Finger-press instead of ironing on knit: Rather than pressing the turned-under edge with an iron (which can stretch and distort the knit underneath), use your fingernail to firmly crease the fold as you go — working 1–2 inches ahead of your needle. It’s surprisingly effective and much safer on fine knitwear.

Sew with the knit’s direction: On stockinette sweaters, the yarn forms visible V-shapes. Sew in the downward direction — with the point of the V — to reduce the chance of splitting the yarn. Small detail, noticeable difference.


Frequently Asked Questions

Where exactly should elbow patches be placed on a sweater?

Put the sweater on and bend your arm to 90 degrees. Mark the center of your elbow, then place the patch center 1 inch (2.5cm) above that point. This accounts for the sleeve fabric shifting upward when your arm bends. As a rough guide, the elbow center sits about 10–13 inches (25–33cm) below the underarm seam along the back of the sleeve.

What’s the best fabric for elbow patches on a sweater?

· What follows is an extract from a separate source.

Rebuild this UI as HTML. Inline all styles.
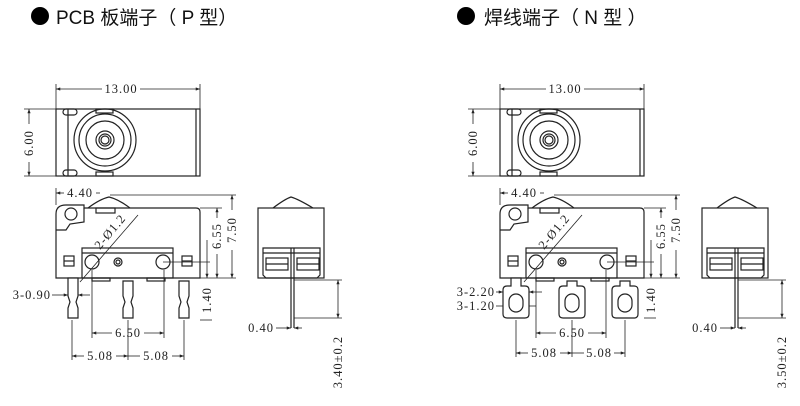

Wool felt (3mm thick) is the easiest starting point — no fraying, no edge finishing, and it pairs naturally with wool sweaters. Leather is the most durable and develops a nice patina, but requires a glover’s needle and waxed thread. Avoid acrylic craft felt; it pills and looks cheap within a few wears.

Can you sew elbow patches on a sweater by hand without a sewing machine?

Absolutely — hand-sewing is actually preferable for most knit sweaters. A slip stitch gives a nearly invisible finish; a blanket stitch gives a decorative one. Neither requires a machine, and hand-sewing gives you much better control on curved edges and stretchy fabric.

How do I keep from sewing the sleeve shut?

Slide a firm insert into the sleeve before you start — a sleeve board, a cardboard tube, or a strip cut from a cereal box all work. Sew through only the top layer of the sleeve. Check every few stitches that you haven’t caught the back layer.

Do elbow patches work on thin or worn sweaters?

Yes, and that’s actually one of the best uses for them. A patch sewn over a thinning area distributes stress across a wider surface and can extend the sweater’s life by years. If there’s already a small hole, trim any loose fibers, apply a small piece of iron-on interfacing to the inside of the sleeve for stability, then sew the patch over the top.